■ **The request**
Repeat the listing word for word. No pictures belong in the copy.
-- BEGIN Data lines --
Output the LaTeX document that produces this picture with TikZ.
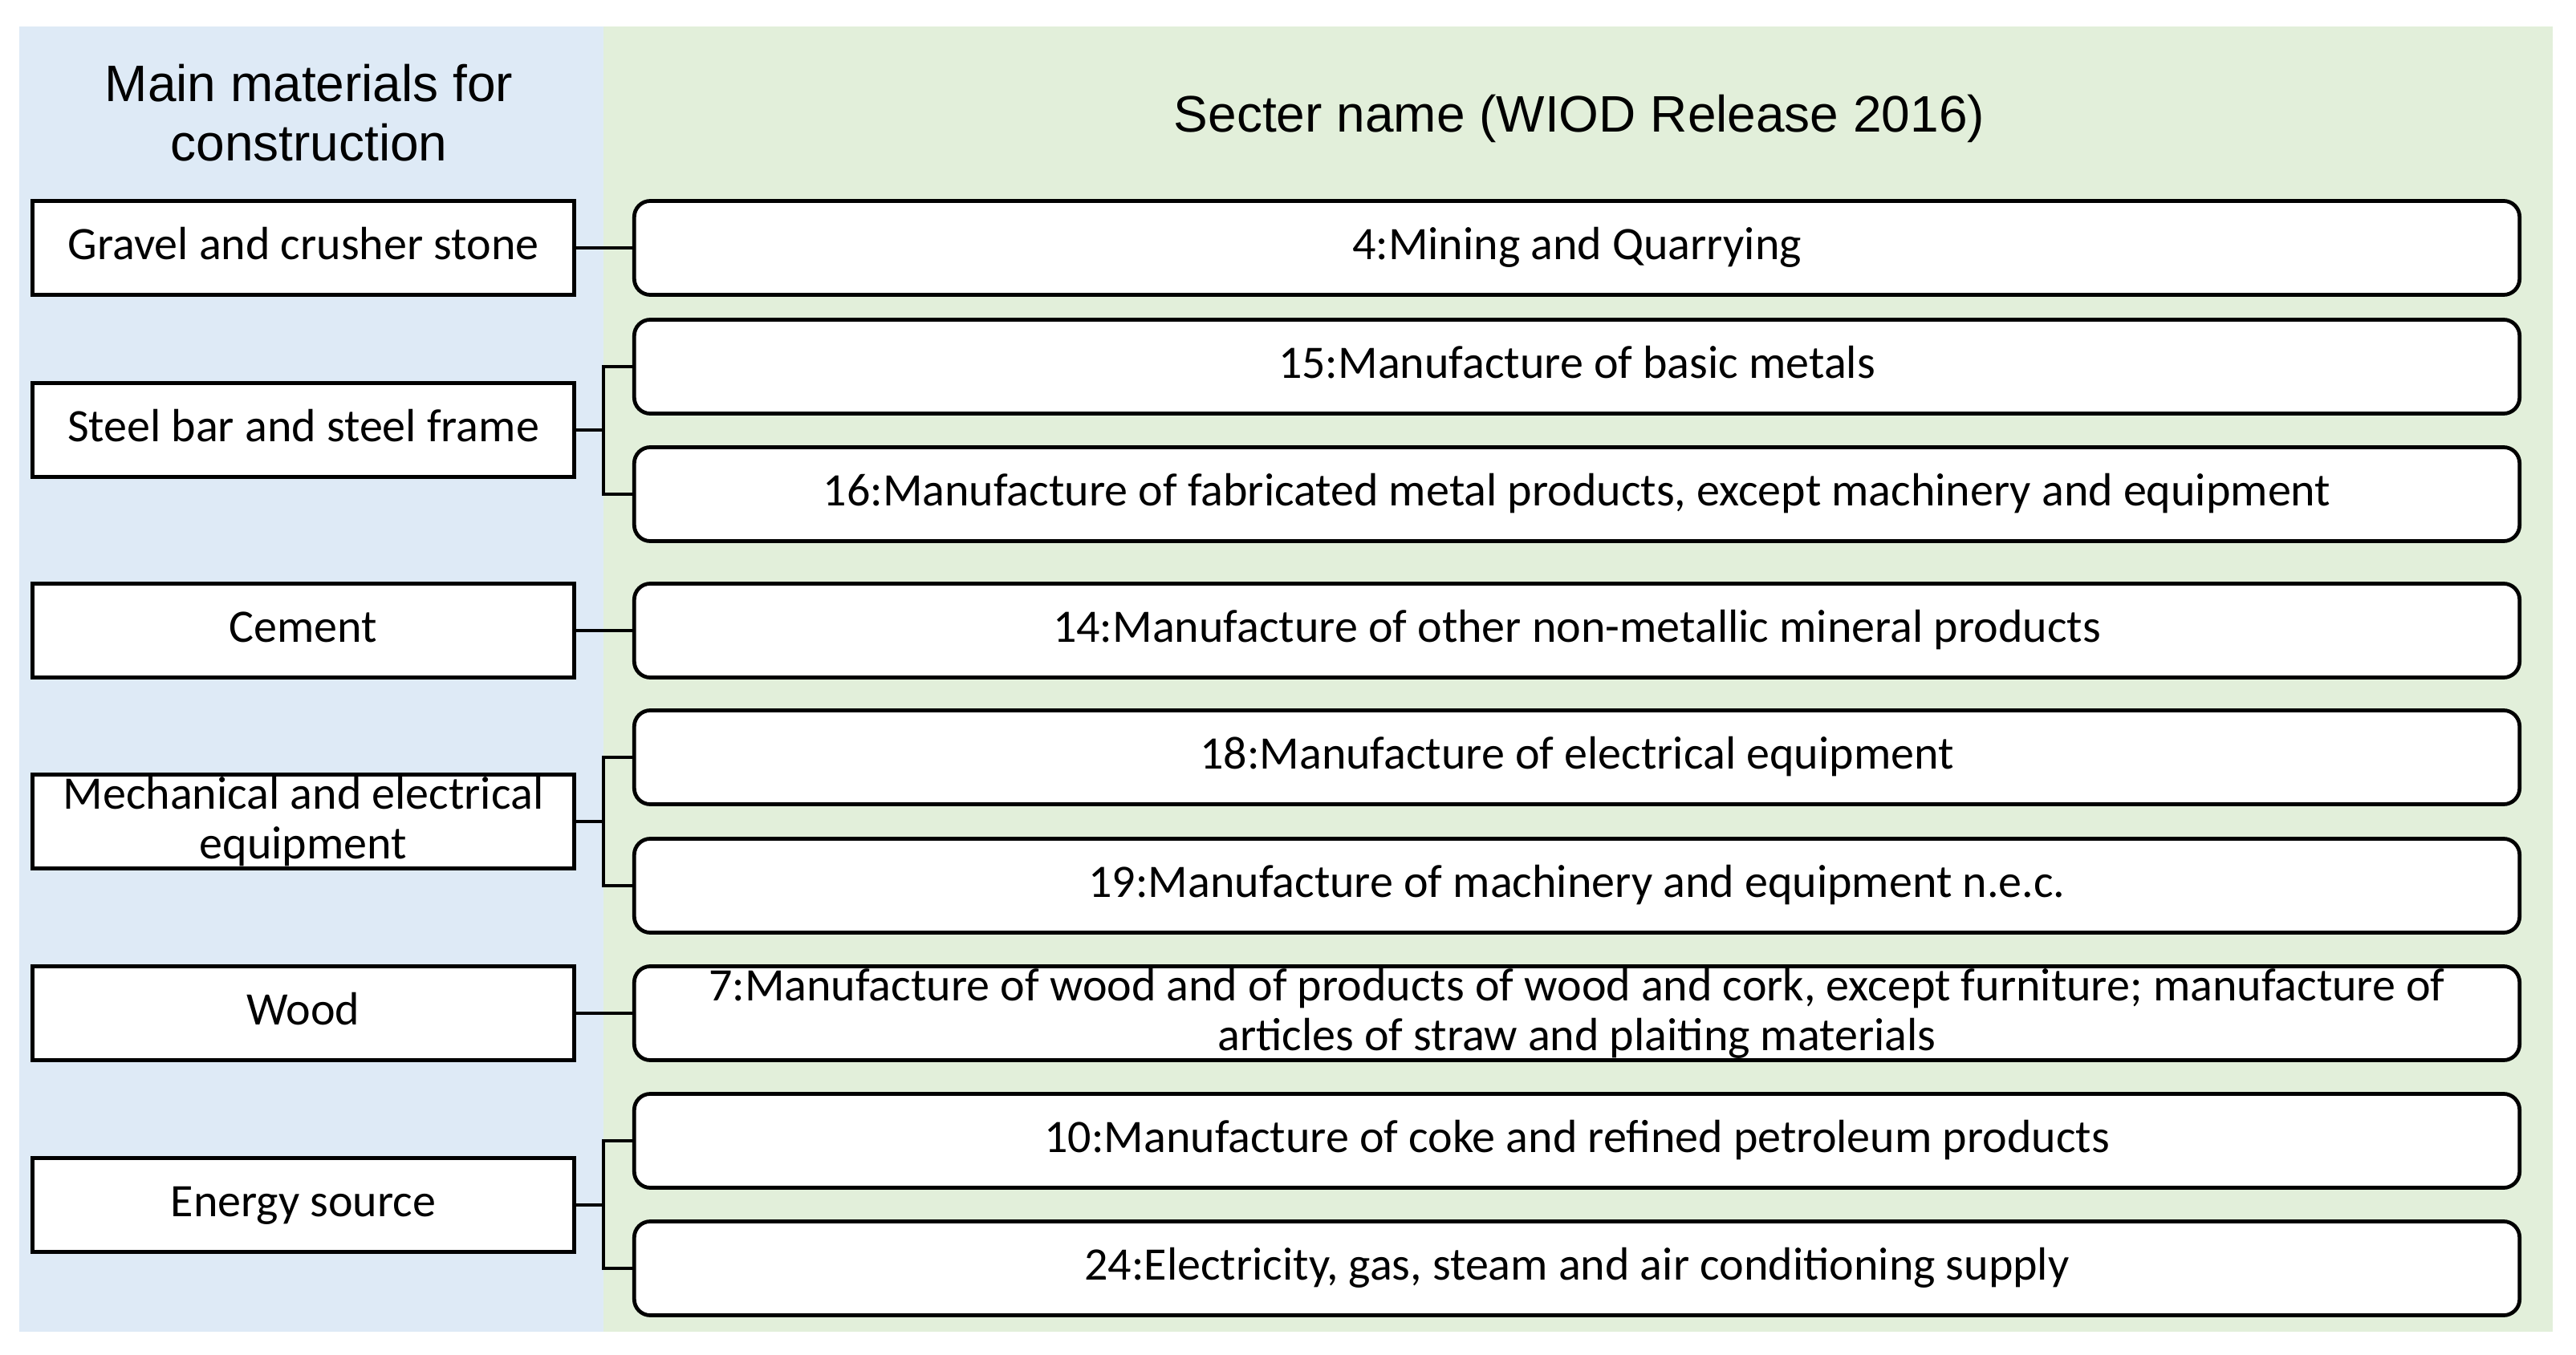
\documentclass[tikz,border=0pt]{standalone}
\usepackage{fontspec}
\setmainfont{Carlito}
\newfontfamily\hdfont{Liberation Sans}
\definecolor{bluebg}{HTML}{DEEAF6}
\definecolor{greenbg}{HTML}{E2EFDA}
\begin{document}
\begin{tikzpicture}[x=0.01cm,y=-0.01cm,
  hd/.style={font=\hdfont\fontsize{18.2pt}{21.1pt}\selectfont, align=center, inner sep=0pt},
  boxtext/.style={font=\fontsize{16.5pt}{17.6pt}\selectfont, align=center, inner sep=0pt},
  onel/.style={text height=0.435cm, text depth=0.145cm},
  lbox/.style={boxtext, draw, line width=1.35pt, fill=white, minimum width=6.74cm, minimum height=1.17cm},
  rbox/.style={boxtext, draw, line width=1.35pt, fill=white, rounded corners=0.2cm, minimum width=23.48cm, minimum height=1.17cm},
  link/.style={line width=1.35pt}]
\useasboundingbox (0,0) rectangle (3210,1689);
\fill[bluebg] (24,33) rectangle (752,1660);
\fill[greenbg] (752,33) rectangle (3181,1660);

\node[hd] (h1) at (385,141) {Main materials for\\construction};
\node[hd, anchor=base] (h2) at (1968,165) {Secter name (WIOD Release 2016)};

% left boxes
\node[lbox, onel] (gravel) at (378,309) {Gravel and crusher stone};
\node[lbox, onel] (steel) at (378,536) {Steel bar and steel frame};
\node[lbox, onel] (cement) at (378,786) {Cement};
\node[lbox] (mech) at (378,1024) {Mechanical and electrical\\equipment};
\node[lbox, onel] (wood) at (378,1263) {Wood};
\node[lbox, onel] (energy) at (378,1502) {Energy source};

% right boxes
\node[rbox, onel] (r4) at (1965,309) {4:Mining and Quarrying};
\node[rbox, onel] (r15) at (1965,457) {15:Manufacture of basic metals};
\node[rbox, onel] (r16) at (1965,616) {16:Manufacture of fabricated metal products, except machinery and equipment};
\node[rbox, onel] (r14) at (1965,786) {14:Manufacture of other non-metallic mineral products};
\node[rbox, onel] (r18) at (1965,944) {18:Manufacture of electrical equipment};
\node[rbox, onel] (r19) at (1965,1104) {19:Manufacture of machinery and equipment n.e.c.};
\node[rbox] (r7) at (1965,1263) {7:Manufacture of wood and of products of wood and cork, except furniture; manufacture of\\articles of straw and plaiting materials};
\node[rbox, onel] (r10) at (1965,1422) {10:Manufacture of coke and refined petroleum products};
\node[rbox, onel] (r24) at (1965,1581) {24:Electricity, gas, steam and air conditioning supply};

% junctions
\coordinate (jsteel) at (752,536);
\coordinate (jmech) at (752,1024);
\coordinate (jenergy) at (752,1502);

% connectors
\draw[link] (gravel.east) -- (r4.west);
\draw[link] (cement.east) -- (r14.west);
\draw[link] (wood.east) -- (r7.west);
\draw[link] (steel.east) -- (jsteel);
\draw[link] (r15.west) -| (jsteel) |- (r16.west);
\draw[link] (mech.east) -- (jmech);
\draw[link] (r18.west) -| (jmech) |- (r19.west);
\draw[link] (energy.east) -- (jenergy);
\draw[link] (r10.west) -| (jenergy) |- (r24.west);
\end{tikzpicture}
\end{document}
-- END Data lines --
■ **Expected output**
Output the LaTeX document that produces this picture with TikZ.
\documentclass[tikz,border=0pt]{standalone}
\usepackage{fontspec}
\setmainfont{Carlito}
\newfontfamily\hdfont{Liberation Sans}
\definecolor{bluebg}{HTML}{DEEAF6}
\definecolor{greenbg}{HTML}{E2EFDA}
\begin{document}
\begin{tikzpicture}[x=0.01cm,y=-0.01cm,
  hd/.style={font=\hdfont\fontsize{18.2pt}{21.1pt}\selectfont, align=center, inner sep=0pt},
  boxtext/.style={font=\fontsize{16.5pt}{17.6pt}\selectfont, align=center, inner sep=0pt},
  onel/.style={text height=0.435cm, text depth=0.145cm},
  lbox/.style={boxtext, draw, line width=1.35pt, fill=white, minimum width=6.74cm, minimum height=1.17cm},
  rbox/.style={boxtext, draw, line width=1.35pt, fill=white, rounded corners=0.2cm, minimum width=23.48cm, minimum height=1.17cm},
  link/.style={line width=1.35pt}]
\useasboundingbox (0,0) rectangle (3210,1689);
\fill[bluebg] (24,33) rectangle (752,1660);
\fill[greenbg] (752,33) rectangle (3181,1660);

\node[hd] (h1) at (385,141) {Main materials for\\construction};
\node[hd, anchor=base] (h2) at (1968,165) {Secter name (WIOD Release 2016)};

% left boxes
\node[lbox, onel] (gravel) at (378,309) {Gravel and crusher stone};
\node[lbox, onel] (steel) at (378,536) {Steel bar and steel frame};
\node[lbox, onel] (cement) at (378,786) {Cement};
\node[lbox] (mech) at (378,1024) {Mechanical and electrical\\equipment};
\node[lbox, onel] (wood) at (378,1263) {Wood};
\node[lbox, onel] (energy) at (378,1502) {Energy source};

% right boxes
\node[rbox, onel] (r4) at (1965,309) {4:Mining and Quarrying};
\node[rbox, onel] (r15) at (1965,457) {15:Manufacture of basic metals};
\node[rbox, onel] (r16) at (1965,616) {16:Manufacture of fabricated metal products, except machinery and equipment};
\node[rbox, onel] (r14) at (1965,786) {14:Manufacture of other non-metallic mineral products};
\node[rbox, onel] (r18) at (1965,944) {18:Manufacture of electrical equipment};
\node[rbox, onel] (r19) at (1965,1104) {19:Manufacture of machinery and equipment n.e.c.};
\node[rbox] (r7) at (1965,1263) {7:Manufacture of wood and of products of wood and cork, except furniture; manufacture of\\articles of straw and plaiting materials};
\node[rbox, onel] (r10) at (1965,1422) {10:Manufacture of coke and refined petroleum products};
\node[rbox, onel] (r24) at (1965,1581) {24:Electricity, gas, steam and air conditioning supply};

% junctions
\coordinate (jsteel) at (752,536);
\coordinate (jmech) at (752,1024);
\coordinate (jenergy) at (752,1502);

% connectors
\draw[link] (gravel.east) -- (r4.west);
\draw[link] (cement.east) -- (r14.west);
\draw[link] (wood.east) -- (r7.west);
\draw[link] (steel.east) -- (jsteel);
\draw[link] (r15.west) -| (jsteel) |- (r16.west);
\draw[link] (mech.east) -- (jmech);
\draw[link] (r18.west) -| (jmech) |- (r19.west);
\draw[link] (energy.east) -- (jenergy);
\draw[link] (r10.west) -| (jenergy) |- (r24.west);
\end{tikzpicture}
\end{document}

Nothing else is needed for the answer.